In [1]:
from typing import Dict, List, Iterator

In [43]:
import numpy as np
import random
from pathlib import Path
from PIL import Image

In [36]:
def load_and_process_image(img_path: Path, rot: float):
    with Image.open(img_path) as img:
        img = img.rotate(rot)
        img = img.resize((28, 28))
        
        data = np.asarray(img, dtype=np.float32)
        data = np.transpose(data)  # (width, height) => (height, width)
        data = data.reshape((28, 28, 1))  # (height, width) => (height, width, channel)
        return data

result = load_and_process_image(Path("data/omniglot/data/Angelic/character15/0979_01.png"), 90)
assert result.shape == (28, 28, 1)
assert result.dtype == np.float32

In [37]:
OMNIGLOT_CACHE = {}


def load_class_image(data_dir: Path, clazz: str) -> List[np.ndarray]:
    if clazz not in OMNIGLOT_CACHE:
        alphabet, character, raw_rot = clazz.split('/')
        rot = float(raw_rot[3:])

        image_dir = data_dir / 'data' / alphabet / character

        class_images = sorted(image_dir.glob('*.png'))
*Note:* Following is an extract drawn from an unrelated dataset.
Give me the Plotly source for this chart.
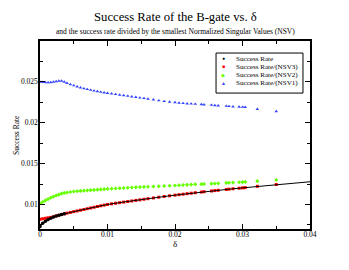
import plotly.graph_objects as go

delta = [0, 0.0004, 0.0008, 0.0012, 0.0016, 0.002, 0.0024, 0.0028, 0.0032, 0.0036,
         0.004, 0.0045, 0.005, 0.0055, 0.006, 0.0065, 0.007, 0.0075, 0.008, 0.0085,
         0.009, 0.0095, 0.01, 0.0106, 0.0112, 0.0118, 0.0124, 0.013, 0.0136, 0.0142,
         0.0148, 0.0154, 0.016, 0.0168, 0.0176, 0.0184, 0.0192, 0.02, 0.0206, 0.0212,
         0.0218, 0.0224, 0.023, 0.0239, 0.0243, 0.0254, 0.0259, 0.0264, 0.0276, 0.028,
         0.0286, 0.0295, 0.03, 0.0304, 0.0322, 0.035]

success = [0.00730, 0.00770, 0.00796, 0.00816, 0.00833, 0.00847, 0.00858, 0.00868, 0.00877, 0.00886,
           0.00894, 0.00903, 0.00912, 0.00921, 0.00930, 0.00939, 0.00948, 0.00957, 0.00966, 0.00975,
           0.00984, 0.00992, 0.01000, 0.01008, 0.01015, 0.01022, 0.01029, 0.01036, 0.01043, 0.01050,
           0.01057, 0.01064, 0.01071, 0.01080, 0.01089, 0.01098, 0.01106, 0.01114, 0.01120, 0.01126,
           0.01132, 0.01138, 0.01144, 0.01152, 0.01156, 0.01165, 0.01170, 0.01174, 0.01184, 0.01187,
           0.01192, 0.01199, 0.01203, 0.01206, 0.01220, 0.01242]

fit_delta = [0, 0.0004, 0.0008, 0.0012, 0.0016, 0.002, 0.0024, 0.0028, 0.0032, 0.0036,
             0.004, 0.005, 0.006, 0.007, 0.008, 0.009, 0.01, 0.012, 0.014, 0.016,
             0.018, 0.02, 0.022, 0.024, 0.026, 0.028, 0.03, 0.032, 0.035, 0.04]
fit_rate = [0.00730, 0.00770, 0.00796, 0.00816, 0.00833, 0.00847, 0.00858, 0.00868, 0.00877, 0.00886,
            0.00894, 0.00912, 0.00930, 0.00948, 0.00966, 0.00984, 0.01000, 0.01025, 0.01050, 0.01071,
            0.01093, 0.01114, 0.01134, 0.01152, 0.01169, 0.01187, 0.01203, 0.01219, 0.01242, 0.01278]

nsv3 = [0.00818, 0.00825, 0.00831, 0.00837, 0.00842, 0.00850, 0.00859, 0.00868, 0.00877, 0.00886,
        0.00894, 0.00903, 0.00912, 0.00921, 0.00930, 0.00939, 0.00948, 0.00957, 0.00966, 0.00975,
        0.00984, 0.00992, 0.01000, 0.01008, 0.01015, 0.01022, 0.01029, 0.01036, 0.01043, 0.01050,
        0.01057, 0.01064, 0.01071, 0.01080, 0.01089, 0.01098, 0.01106, 0.01114, 0.01120, 0.01126,
        0.01132, 0.01138, 0.01144, 0.01152, 0.01156, 0.01165, 0.01170, 0.01174, 0.01184, 0.01187,
        0.01192, 0.01199, 0.01203, 0.01206, 0.01222, 0.01244]

nsv2 = [0.01010, 0.01030, 0.01050, 0.01066, 0.01082, 0.01097, 0.01110, 0.01121, 0.01133, 0.01141,
        0.01147, 0.01153, 0.01159, 0.01163, 0.01166, 0.01169, 0.01172, 0.01175, 0.01178, 0.01181,
        0.01184, 0.01187, 0.01190, 0.01193, 0.01196, 0.01199, 0.01202, 0.01205, 0.01208, 0.01210,
        0.01213, 0.01215, 0.01217, 0.01220, 0.01223, 0.01226, 0.01229, 0.01232, 0.01235, 0.01238,
        0.01240, 0.01243, 0.01246, 0.01249, 0.01251, 0.01255, 0.01257, 0.01259, 0.01264, 0.01266,
        0.01268, 0.01272, 0.01274, 0.01276, 0.01285, 0.01300]

nsv1 = [0.02500, 0.02497, 0.02494, 0.02492, 0.02494, 0.02500, 0.02506, 0.02511, 0.02511, 0.02500,
        0.02485, 0.02469, 0.02455, 0.02442, 0.02430, 0.02419, 0.02409, 0.02400, 0.02391, 0.02383,
        0.02376, 0.02369, 0.02362, 0.02355, 0.02348, 0.02341, 0.02334, 0.02327, 0.02320, 0.02313,
        0.02306, 0.02299, 0.02292, 0.02282, 0.02272, 0.02263, 0.02255, 0.02248, 0.02243, 0.02238,
        0.02234, 0.02232, 0.02229, 0.02225, 0.02222, 0.02217, 0.02213, 0.02209, 0.02204, 0.02201,
        0.02197, 0.02194, 0.02192, 0.02190, 0.02167, 0.02139]

x_ticks = [0, 0.01, 0.02, 0.03, 0.04]
x_labels = ["0", "0.01", "0.02", "0.03", "0.04"]
y_ticks = [0.01, 0.015, 0.02, 0.025]
y_labels = ["0.01", "0.015", "0.02", "0.025"]

legend_names = ["Success Rate", "Success Rate/(NSV3)", "Success Rate/(NSV2)", "Success Rate/(NSV1)"]
legend_colors = ["black", "#ff0000", "#66ff00", "#3344ff"]
legend_glyphs = ["●", "■", "◆", "▲"]

SERIF = "Liberation Serif, Times New Roman, serif"

fig = go.Figure()
fig.add_trace(go.Scatter(x=delta, y=nsv3, mode="markers", name=legend_names[1],
                         marker=dict(symbol="square", size=3, color="#ff0000", line=dict(width=0))))
fig.add_trace(go.Scatter(x=fit_delta, y=fit_rate, mode="lines", name="fit",
                         line=dict(color="black", width=1)))
fig.add_trace(go.Scatter(x=delta[:10], y=success[:10], mode="markers", name=legend_names[0],
                         marker=dict(symbol="circle", size=3.5, color="black", line=dict(width=0))))
fig.add_trace(go.Scatter(x=delta, y=nsv2, mode="markers", name=legend_names[2],
                         marker=dict(symbol="diamond", size=3.2, color="#66ff00", line=dict(width=0))))
fig.add_trace(go.Scatter(x=delta, y=nsv1, mode="markers", name=legend_names[3],
                         marker=dict(symbol="triangle-up", size=3.2, color="#3344ff", line=dict(width=0))))

axis_common = dict(showline=True, linecolor="black", linewidth=1.5, mirror="ticks",
                   ticks="inside", ticklen=5, tickwidth=1, tickcolor="black",
                   showgrid=False, zeroline=False,
                   tickfont=dict(family=SERIF, size=7.5, color="black"))

annotations = [
    dict(text="Success Rate of the B-gate vs. δ", x=0.5, y=1.128, xref="paper", yref="paper",
         xanchor="center", yanchor="middle", showarrow=False,
         font=dict(family=SERIF, size=12.7, color="black")),
    dict(text="and the success rate divided by the smallest Normalized Singular Values (NSV)",
         x=0.5, y=1.048, xref="paper", yref="paper", xanchor="center", yanchor="middle",
         showarrow=False, font=dict(family=SERIF, size=7.5, color="black")),
    dict(text="Success Rate", x=-0.089, y=0.5, xref="paper", yref="paper", textangle=-90,
         xanchor="center", yanchor="middle", showarrow=False,
         font=dict(family=SERIF, size=7.5, color="black")),
    dict(text="δ", x=0.5, y=-0.08, xref="paper", yref="paper",
         xanchor="center", yanchor="middle", showarrow=False,
         font=dict(family=SERIF, size=9, color="black")),
]
row_y = [0.905, 0.862, 0.818, 0.774]
for name, col, gl, yy in zip(legend_names, legend_colors, legend_glyphs, row_y):
    annotations.append(dict(text=gl, x=0.678, y=yy, xref="paper", yref="paper",
                            xanchor="center", yanchor="middle", showarrow=False, borderpad=0,
                            font=dict(family=SERIF, size=5, color=col)))
    annotations.append(dict(text=name, x=0.722, y=yy, xref="paper", yref="paper",
                            xanchor="left", yanchor="middle", showarrow=False, borderpad=0,
                            font=dict(family=SERIF, size=7.1, color="black")))

fig.update_layout(
    width=349, height=270,
    margin=dict(l=32, r=47, t=33, b=49, autoexpand=False),
    paper_bgcolor="white", plot_bgcolor="white",
    showlegend=False,
    xaxis=dict(range=[0, 0.04], tickvals=x_ticks, ticktext=x_labels, ticklabelstandoff=-3,
               minor=dict(ticks="inside", ticklen=3, tickcolor="black", dtick=0.005, tick0=0),
               **axis_common),
    yaxis=dict(range=[0.007, 0.030], tickvals=y_ticks, ticktext=y_labels, ticklabelstandoff=-1,
               minor=dict(ticks="inside", ticklen=3, tickcolor="black", dtick=0.0025, tick0=0.0075),
               **axis_common),
    shapes=[dict(type="rect", xref="paper", yref="paper", x0=0.652, x1=0.974, y0=0.723, y1=0.936,
                 line=dict(color="black", width=1), fillcolor="white", layer="above")],
    annotations=annotations,
)

fig.write_html("out.html")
        if len(class_images) == 0:
            raise Exception("No images found for omniglot class {} at {}. Did you run download_omniglot.sh first?".format(clazz, data_dir))

        image_list = [load_and_process_image(img_path, rot) for img_path in class_images]
            
        OMNIGLOT_CACHE[clazz] = image_list

    return OMNIGLOT_CACHE[clazz]

result = load_class_image(Path("data/omniglot"), "Angelic/character01/rot000")
assert len(result) == 20

In [49]:
def read_images(data_dir: Path, split: str) -> Dict[str, List[np.ndarray]]:
    split_dir = data_dir / "splits" / "vinyals"
    
    class_names = []
    with open(split_dir / "{:s}.txt".format(split), 'r') as f:
        for class_name in f.readlines():
            class_names.append(class_name.rstrip('\n'))
            
    images = {clazz: load_class_image(data_dir, clazz) for clazz in class_names}
    
    return images


result = read_images(Path("data/omniglot"), "train")
assert len(result) == 4112

In [52]:
def extract_episode(data_dir: Path, split: str, n_support, n_query) -> Dict[str, Dict[str, List[np.ndarray]]]:
    data = read_images(data_dir, split)

    reuslt = {}
    for clazz, images in data.items():
        random.shuffle(images)
        xs = images[:n_support]
        xq = images[n_support:n_support + n_query]
        
        result[clazz] = {"xs": xs, "xq": xq}
        
    return result

result = extract_episode(Path("data/omniglot"), "train", 5, 5)
assert len(result) == 4112

some_key = list(result.keys())[0]
assert len(result[some_key]["xs"]) == 5
assert len(result[some_key]["xq"]) == 5

In [5]:
def generate_episode_batch(data: Dict[str, Dict[str, List[np.ndarray]]], n_episodes, n_way) -> Iterator[Dict[str, List[np.ndarray]]]:
    for i in range(n_episodes):
        yield ...